— START DATA PROVIDED —

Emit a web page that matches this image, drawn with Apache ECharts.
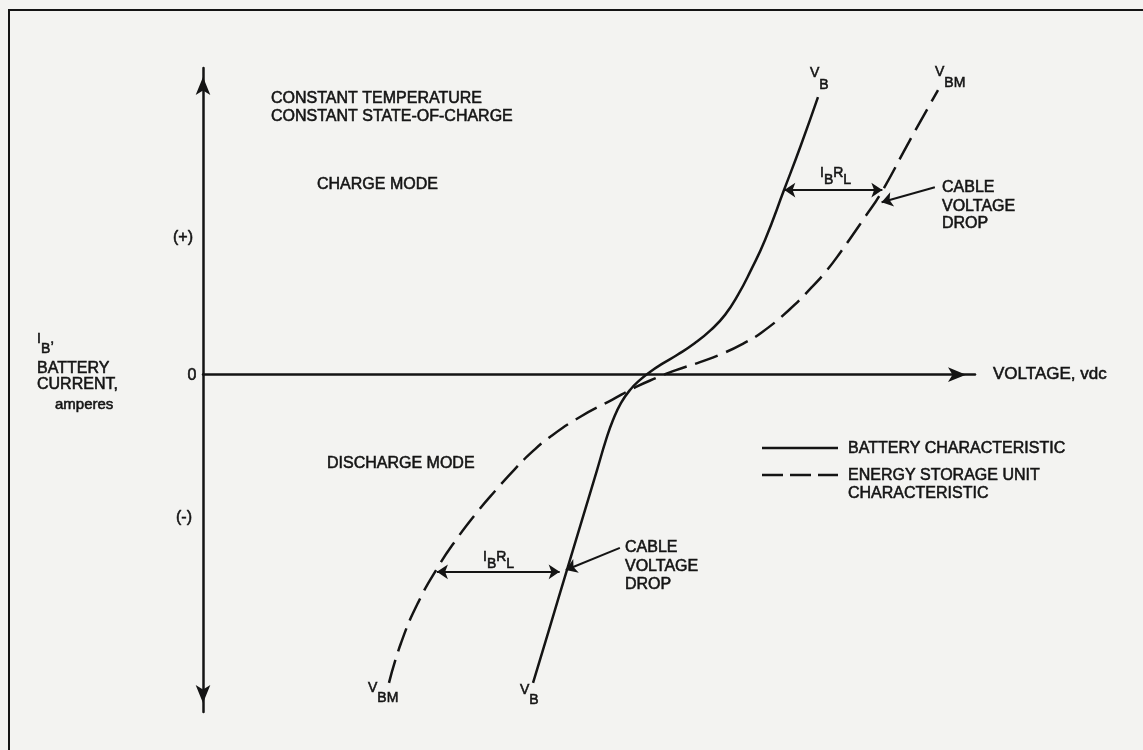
<!DOCTYPE html>
<html><head><meta charset="utf-8">
<script src="https://cdn.jsdelivr.net/npm/echarts@6/dist/echarts.min.js"></script>
<style>html,body{margin:0;padding:0;background:#f3f3f1}#c{width:1143px;height:750px}</style>
</head><body><div id="c"></div>
<script>
// ---- Data (arbitrary units: voltage 0..100, current -11..10) ----
const batteryVoltage = [42.75, 44.82, 47.02, 49.09, 51.04, 52.20, 53.11, 54.15, 55.31, 56.61, 57.90, 59.46, 61.40, 63.73, 65.80, 67.62, 69.30, 70.98, 72.80, 75.26, 77.46, 79.66];
const batteryCurrent = [-10.05, -8.32, -6.47, -4.74, -3.11, -2.13, -1.48, -0.92, -0.50, -0.17, 0.09, 0.35, 0.64, 1.03, 1.46, 1.95, 2.60, 3.41, 4.39, 6.02, 7.49, 9.05];
const esuVoltage = [24.09, 25.65, 27.85, 30.44, 32.77, 35.23, 37.95, 40.28, 42.62, 44.95, 48.83, 52.98, 56.09, 58.68, 61.27, 64.38, 67.49, 70.08, 72.28, 75.91, 78.89, 80.83, 82.51, 85.75, 87.82, 91.58, 95.21];
const esuCurrent = [-10.05, -8.75, -7.44, -6.27, -5.39, -4.57, -3.76, -3.11, -2.52, -2.03, -1.38, -0.82, -0.40, -0.11, 0.15, 0.41, 0.71, 1.03, 1.36, 2.11, 2.86, 3.41, 3.97, 5.14, 5.92, 7.65, 9.28];
// IR-drop dimension arrows: [current, voltage from, voltage to]
const irDropCharge = [6.02, 75.3, 88.0];
const irDropDischarge = [-6.43, 30.3, 46.2];
// Cable-voltage-drop pointers: [[V,I] start, [V,I] end]
const cablePointerCharge = [[94.8, 6.11], [87.9, 5.62]];
const cablePointerDischarge = [[54.0, -5.65], [47.0, -6.37]];
const yTickLabels = ['(+)', '0', '(-)'];
const legendLabels = ['BATTERY CHARACTERISTIC', 'ENERGY STORAGE UNIT', 'CHARACTERISTIC'];
const headerLines = ['CONSTANT TEMPERATURE', 'CONSTANT STATE-OF-CHARGE'];
const modeLabels = ['CHARGE MODE', 'DISCHARGE MODE'];
const cableLines = ['CABLE', 'VOLTAGE', 'DROP'];

const zip = (a, b) => a.map((v, i) => [v, b[i]]);
const INK = '#141414';
const FONT = '"Liberation Sans", Arial, sans-serif';

const ctx = document.createElement('canvas').getContext('2d');
function txt(x, y, t, size, align) {
  return {type: 'text', x: x, y: y, silent: true,
    style: {text: t, font: size + 'px ' + FONT, fill: INK, stroke: INK, lineWidth: 0.55,
      align: align || 'left', verticalAlign: 'middle'}};
}
function parts(x, y, arr, size, subOff) {
  const els = [];
  ctx.font = size + 'px ' + FONT;
  let cx = x;
  arr.forEach(p => {
    els.push(txt(cx, y + (p[1] ? subOff : 0), p[0], size));
    cx += ctx.measureText(p[0]).width;
  });
  return els;
}

const graphics = [];
graphics.push({type: 'polyline', silent: true, shape: {points: [[9, 750], [9, 10], [1143, 10]]}, style: {stroke: INK, lineWidth: 2, fill: null}});
graphics.push(txt(271, 99, headerLines[0], 16), txt(271, 116.5, headerLines[1], 16));
graphics.push(txt(317, 185, modeLabels[0], 16), txt(327, 464, modeLabels[1], 16));
graphics.push(txt(183, 238, yTickLabels[0], 16, 'center'), txt(192, 376, yTickLabels[1], 16, 'center'), txt(184, 518, yTickLabels[2], 16, 'center'));
graphics.push(...parts(37, 339, [['I', 0], ['B', 1], [',', 0]], 14, 10));
graphics.push(txt(37, 368.5, 'BATTERY', 16), txt(37, 385, 'CURRENT,', 16), txt(55, 405, 'amperes', 15));
graphics.push(txt(993, 374, 'VOLTAGE, vdc', 17));
graphics.push(...parts(810, 73, [['V', 0], ['B', 1]], 14, 12));
graphics.push(...parts(935, 72, [['V', 0], ['BM', 1]], 14, 11));
graphics.push(...parts(368, 688, [['V', 0], ['BM', 1]], 14, 10));
graphics.push(...parts(520, 690, [['V', 0], ['B', 1]], 14, 10));
graphics.push(...parts(820, 173, [['I', 0], ['B', 1], ['R', 0], ['L', 1]], 14, 7));
graphics.push(...parts(483, 557, [['I', 0], ['B', 1], ['R', 0], ['L', 1]], 14, 7));
[188, 206.5, 223.5].forEach((y, i) => graphics.push(txt(942, y, cableLines[i], 16)));
[548, 567, 585].forEach((y, i) => graphics.push(txt(625, y, cableLines[i], 16)));
// legend
graphics.push({type: 'line', silent: true, shape: {x1: 762, y1: 448, x2: 838, y2: 448}, style: {stroke: INK, lineWidth: 2.5}});
graphics.push({type: 'line', silent: true, shape: {x1: 762, y1: 475, x2: 838, y2: 475}, style: {stroke: INK, lineWidth: 2.5, lineDash: [21, 7]}});
graphics.push(txt(848, 449, legendLabels[0], 16), txt(848, 476, legendLabels[1], 16), txt(848, 494, legendLabels[2], 16));

const chart = echarts.init(document.getElementById('c'), null, {renderer: 'canvas'});
chart.setOption({
  backgroundColor: '#f3f3f1',
  animation: false,
  grid: {left: 203, right: 168, top: 68, bottom: 38, containLabel: false},
  xAxis: {type: 'value', min: 0, max: 100, splitLine: {show: false}, axisTick: {show: false}, axisLabel: {show: false},
    axisLine: {onZero: true, lineStyle: {color: INK, width: 2.5}, symbol: ['none', 'arrow'], symbolSize: [11, 18], symbolOffset: [0, -9]}},
  yAxis: {type: 'value', min: -11, max: 10, splitLine: {show: false}, axisTick: {show: false}, axisLabel: {show: false},
    axisLine: {onZero: true, lineStyle: {color: INK, width: 2.5}, symbol: ['arrow', 'arrow'], symbolSize: [11, 18], symbolOffset: [9, -9]}},
  series: [
    {type: 'line', name: 'Battery', data: zip(batteryVoltage, batteryCurrent), smooth: 0.5, showSymbol: false, silent: true,
      lineStyle: {color: INK, width: 2.5}},
    {type: 'line', name: 'ESU', data: zip(esuVoltage, esuCurrent), smooth: 0.5, showSymbol: false, silent: true,
      lineStyle: {color: INK, width: 2.5, type: [24, 9]}},
    {type: 'lines', coordinateSystem: 'cartesian2d', silent: true, symbol: ['arrow', 'arrow'], symbolSize: 11,
      lineStyle: {color: INK, width: 2, opacity: 1},
      data: [
        {coords: [[irDropCharge[1], irDropCharge[0]], [irDropCharge[2], irDropCharge[0]]]},
        {coords: [[irDropDischarge[1], irDropDischarge[0]], [irDropDischarge[2], irDropDischarge[0]]]}
      ]},
    {type: 'lines', coordinateSystem: 'cartesian2d', silent: true, symbol: ['none', 'arrow'], symbolSize: 11,
      lineStyle: {color: INK, width: 2, opacity: 1},
      data: [{coords: cablePointerCharge}, {coords: cablePointerDischarge}]}
  ],
  graphic: graphics
});
</script></body></html>
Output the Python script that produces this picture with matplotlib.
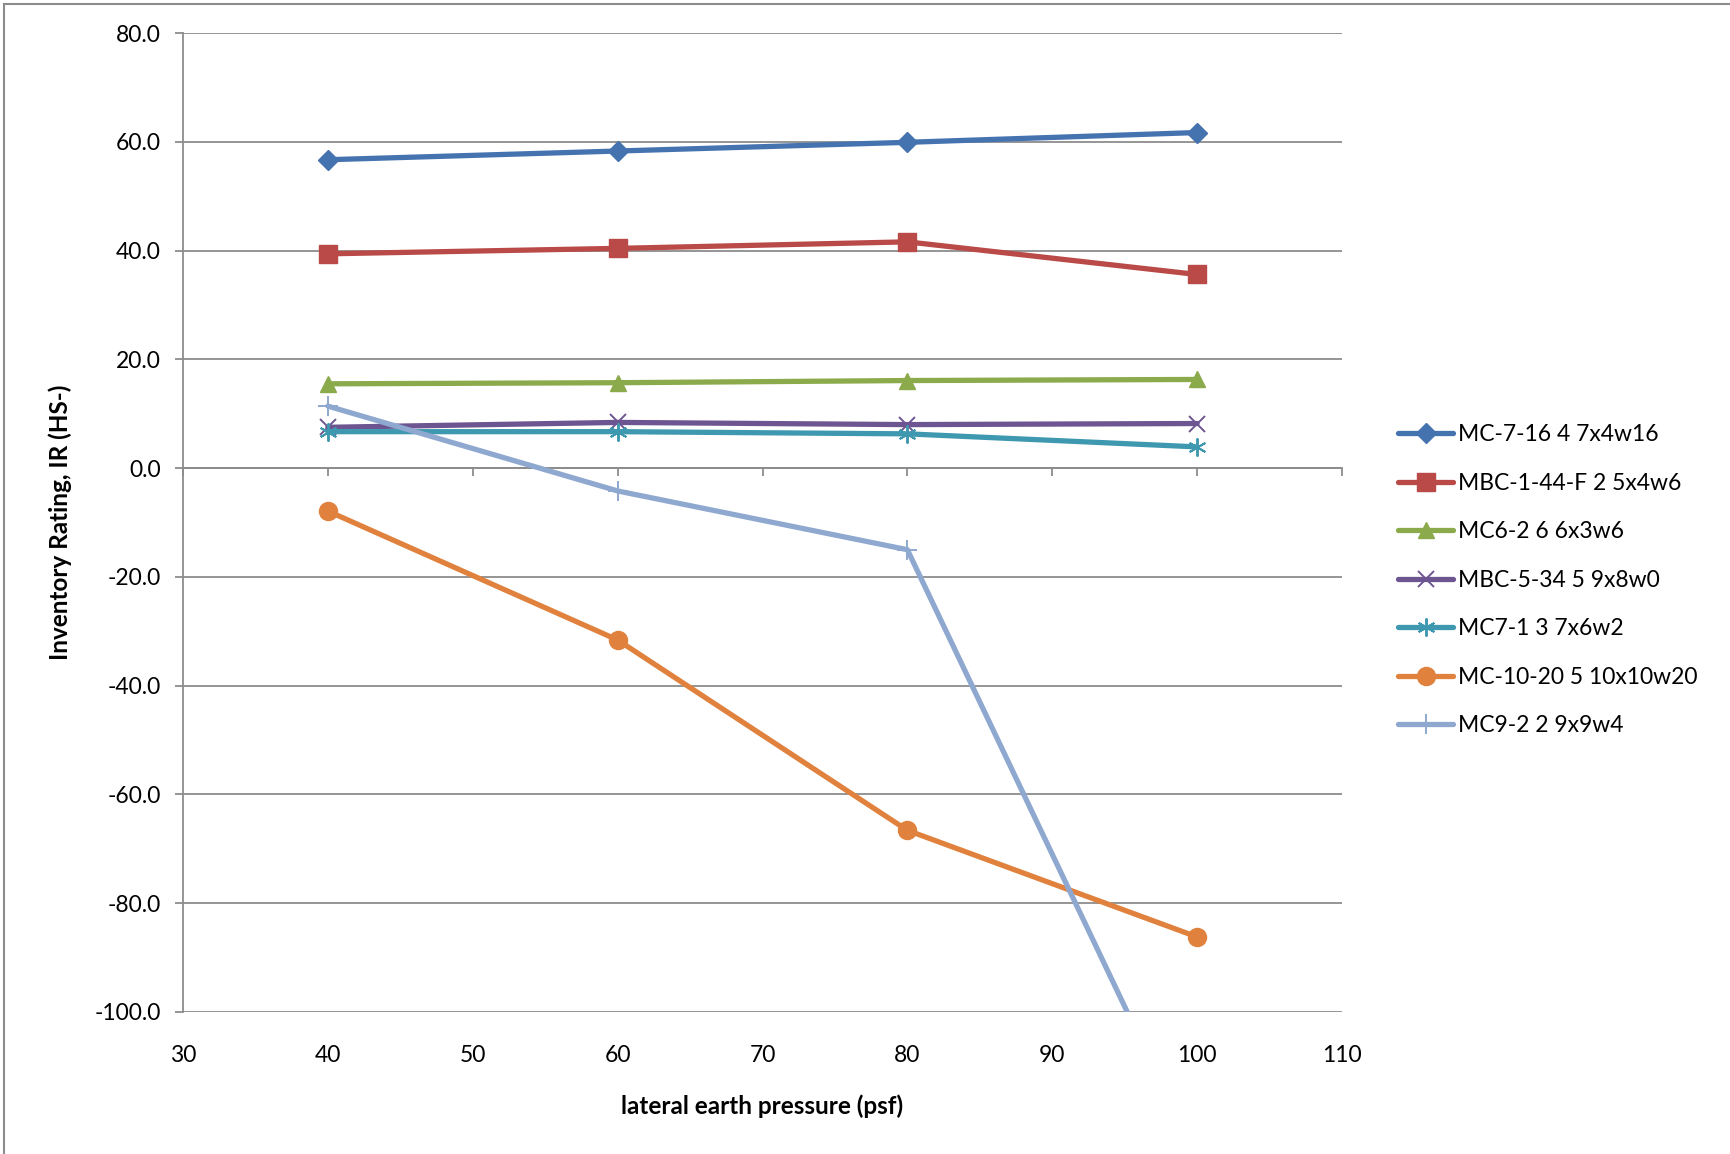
import numpy as np
import matplotlib
matplotlib.use("Agg")
import matplotlib.pyplot as plt
from matplotlib.patches import Rectangle

plt.rcParams['font.family'] = ['Lato', 'DejaVu Sans']

# data
pressure = [40, 60, 80, 100]
names = ["MC-7-16 4 7x4w16", "MBC-1-44-F 2 5x4w6", "MC6-2 6 6x3w6", "MBC-5-34 5 9x8w0",
         "MC7-1 3 7x6w2", "MC-10-20 5 10x10w20", "MC9-2 2 9x9w4"]
mc7_16 = [56.7, 58.3, 59.9, 61.7]
mbc1_44 = [39.4, 40.4, 41.6, 35.6]
mc6_2 = [15.5, 15.7, 16.1, 16.3]
mbc5_34 = [7.5, 8.4, 8.0, 8.2]
mc7_1 = [6.7, 6.7, 6.3, 3.9]
mc10_20 = [-7.9, -31.6, -66.6, -86.2]
mc9_2 = [11.4, -4.2, -15.0, -127.0]
series = [mc7_16, mbc1_44, mc6_2, mbc5_34, mc7_1, mc10_20, mc9_2]

colors = ['#4573AF', '#B94A47', '#8BAA4B', '#6D5591', '#3E98B0', '#E0823D', '#8EA8CF']
markers = ['D', 's', '^', 'x', (6, 2, 0), 'o', '+']
msizes = [10, 13, 12, 12, 13, 13, 15]

fig = plt.figure(figsize=(17.3, 11.54), dpi=100)
ax = fig.add_axes([183/1730, 1 - 1012/1154, (1342-183)/1730, (1012-33)/1154])

for y, c, m, ms, lab in zip(series, colors, markers, msizes, names):
    thin = m in ('x', '+') or isinstance(m, tuple)
    ax.plot(pressure, y, color=c, lw=3.8, marker=m, markersize=ms,
            markeredgewidth=1.4 if thin else 1, markeredgecolor=c, label=lab,
            solid_capstyle='round', clip_on=True)

ax.set_xlim(30, 110)
ax.set_ylim(-100, 80)
ax.set_xticks(np.arange(30, 111, 10))
ax.set_yticks(np.arange(-100, 81, 20))
ax.set_yticklabels([f"{v:.1f}" for v in np.arange(-100, 81, 20)])
ax.yaxis.grid(True, color='#8C8C8C', lw=1.3)
ax.set_axisbelow(True)

for s in ['top', 'right', 'bottom']:
    ax.spines[s].set_visible(False)
ax.spines['left'].set_color('#8C8C8C')
ax.spines['left'].set_linewidth(1.3)
ax.tick_params(axis='y', direction='out', length=6, width=1.3, color='#8C8C8C',
               labelsize=16.5, pad=10)
ax.tick_params(axis='x', length=0, labelsize=16.5, pad=24)

# x axis line crossing at y=0 with tick marks
sec = ax.secondary_xaxis(0, transform=ax.transData)
sec.spines['bottom'].set_color('#8C8C8C')
sec.spines['bottom'].set_linewidth(1.3)
sec.set_xticks(np.arange(30, 111, 10))
sec.tick_params(axis='x', direction='out', length=6, width=1.3, color='#8C8C8C',
                labelbottom=False)

ax.set_xlabel("lateral earth pressure (psf)", fontsize=17.5, fontweight='bold', labelpad=20)
ax.set_ylabel("Inventory Rating, IR (HS-)", fontsize=17.5, fontweight='bold', labelpad=16)

leg = ax.legend(loc='center left', bbox_to_anchor=(1398/1730, 0.497),
                bbox_transform=fig.transFigure, frameon=False, fontsize=16.5,
                handlelength=2.4, handletextpad=0.2, labelspacing=1.2,
                borderpad=0, borderaxespad=0)

# outer chart border
fig.patches.append(Rectangle((4/1730, -0.01), 1.02, 1 - 4/1154 + 0.01,
                             transform=fig.transFigure, fill=False,
                             edgecolor='#8C8C8C', lw=1.5))

fig.savefig("out.png", dpi=100)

— END DATA PROVIDED —

In the material above, show every line where the word "with" turns up.

**EXERCISE OUTPUT:**
Emit a web page that matches this image, drawn with Apache ECharts.
Output the Python script that produces this picture with matplotlib.
# x axis line crossing at y=0 with tick marks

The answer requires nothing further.